— Supplied data —
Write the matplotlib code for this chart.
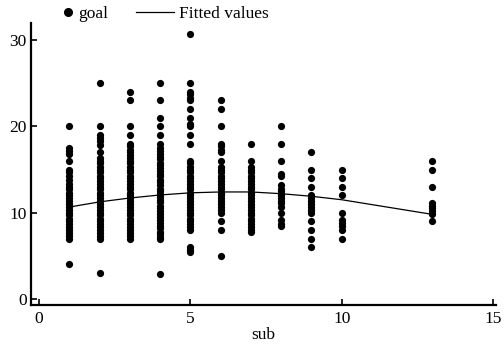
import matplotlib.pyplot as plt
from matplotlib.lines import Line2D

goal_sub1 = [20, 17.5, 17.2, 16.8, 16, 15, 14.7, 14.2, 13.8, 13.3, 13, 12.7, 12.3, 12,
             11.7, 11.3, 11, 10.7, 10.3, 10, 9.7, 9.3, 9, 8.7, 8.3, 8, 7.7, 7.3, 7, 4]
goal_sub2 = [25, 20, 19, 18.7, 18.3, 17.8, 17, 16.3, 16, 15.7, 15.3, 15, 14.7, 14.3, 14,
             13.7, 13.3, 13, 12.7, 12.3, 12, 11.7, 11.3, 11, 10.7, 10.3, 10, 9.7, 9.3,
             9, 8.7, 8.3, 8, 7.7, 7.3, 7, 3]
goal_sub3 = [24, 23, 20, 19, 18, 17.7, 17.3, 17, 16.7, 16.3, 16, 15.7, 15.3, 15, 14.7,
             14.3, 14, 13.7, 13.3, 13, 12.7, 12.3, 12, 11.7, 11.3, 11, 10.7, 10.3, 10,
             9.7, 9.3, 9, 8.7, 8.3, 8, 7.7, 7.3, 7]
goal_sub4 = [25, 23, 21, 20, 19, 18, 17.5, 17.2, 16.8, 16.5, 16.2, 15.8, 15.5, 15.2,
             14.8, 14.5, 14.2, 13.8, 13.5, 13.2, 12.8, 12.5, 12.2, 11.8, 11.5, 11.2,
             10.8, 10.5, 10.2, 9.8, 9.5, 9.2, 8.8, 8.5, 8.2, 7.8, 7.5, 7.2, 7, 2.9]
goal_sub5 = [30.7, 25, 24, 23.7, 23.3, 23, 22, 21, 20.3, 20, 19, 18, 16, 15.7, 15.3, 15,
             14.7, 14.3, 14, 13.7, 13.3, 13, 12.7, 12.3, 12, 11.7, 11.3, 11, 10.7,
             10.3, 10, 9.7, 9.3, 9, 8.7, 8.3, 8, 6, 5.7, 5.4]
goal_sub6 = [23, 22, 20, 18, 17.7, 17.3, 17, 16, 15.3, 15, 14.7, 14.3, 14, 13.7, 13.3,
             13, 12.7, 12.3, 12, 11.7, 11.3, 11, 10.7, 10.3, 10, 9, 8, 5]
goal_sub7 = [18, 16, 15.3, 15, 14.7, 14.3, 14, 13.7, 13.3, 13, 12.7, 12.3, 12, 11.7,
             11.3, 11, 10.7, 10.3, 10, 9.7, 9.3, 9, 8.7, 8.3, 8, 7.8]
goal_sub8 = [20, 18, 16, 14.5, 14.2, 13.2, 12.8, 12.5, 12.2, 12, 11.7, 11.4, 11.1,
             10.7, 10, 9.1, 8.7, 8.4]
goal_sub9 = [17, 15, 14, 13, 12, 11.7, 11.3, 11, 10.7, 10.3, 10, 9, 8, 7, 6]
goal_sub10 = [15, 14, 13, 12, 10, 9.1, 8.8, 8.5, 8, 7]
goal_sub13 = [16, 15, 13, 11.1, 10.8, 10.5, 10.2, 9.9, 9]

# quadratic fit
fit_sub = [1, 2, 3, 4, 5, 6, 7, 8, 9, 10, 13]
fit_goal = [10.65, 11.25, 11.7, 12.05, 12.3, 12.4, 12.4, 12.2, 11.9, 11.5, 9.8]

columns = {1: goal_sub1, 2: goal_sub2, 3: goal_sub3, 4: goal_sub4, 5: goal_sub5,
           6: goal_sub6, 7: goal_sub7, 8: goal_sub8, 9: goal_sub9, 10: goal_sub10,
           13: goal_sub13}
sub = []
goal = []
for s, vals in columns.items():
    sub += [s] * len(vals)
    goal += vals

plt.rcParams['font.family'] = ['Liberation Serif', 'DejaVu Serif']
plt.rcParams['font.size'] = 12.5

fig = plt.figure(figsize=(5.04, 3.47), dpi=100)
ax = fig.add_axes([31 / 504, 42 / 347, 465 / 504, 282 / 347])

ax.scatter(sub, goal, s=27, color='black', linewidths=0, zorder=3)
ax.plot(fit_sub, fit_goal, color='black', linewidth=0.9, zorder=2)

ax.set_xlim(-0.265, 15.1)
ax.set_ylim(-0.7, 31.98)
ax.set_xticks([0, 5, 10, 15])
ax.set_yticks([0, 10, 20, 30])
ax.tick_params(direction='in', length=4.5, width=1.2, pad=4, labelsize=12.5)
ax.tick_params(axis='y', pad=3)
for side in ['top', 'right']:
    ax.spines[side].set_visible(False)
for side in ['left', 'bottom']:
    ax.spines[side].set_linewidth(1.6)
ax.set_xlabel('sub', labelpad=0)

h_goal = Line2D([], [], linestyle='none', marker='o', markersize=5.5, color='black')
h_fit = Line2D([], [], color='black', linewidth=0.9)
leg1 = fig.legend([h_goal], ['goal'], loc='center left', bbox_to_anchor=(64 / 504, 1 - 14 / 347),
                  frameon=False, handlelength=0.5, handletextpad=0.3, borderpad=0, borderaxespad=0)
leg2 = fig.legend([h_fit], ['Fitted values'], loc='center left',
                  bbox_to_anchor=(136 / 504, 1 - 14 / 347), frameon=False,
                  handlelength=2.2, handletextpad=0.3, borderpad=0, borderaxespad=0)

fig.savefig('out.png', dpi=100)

— Exercise instructions —
Begin at the first line of the data above and repeat each line exactly, stopping after the line containing "from matplotlib.lines import Line2D". Omit the pictures.

— Complete response —
Write the matplotlib code for this chart.
import matplotlib.pyplot as plt
from matplotlib.lines import Line2D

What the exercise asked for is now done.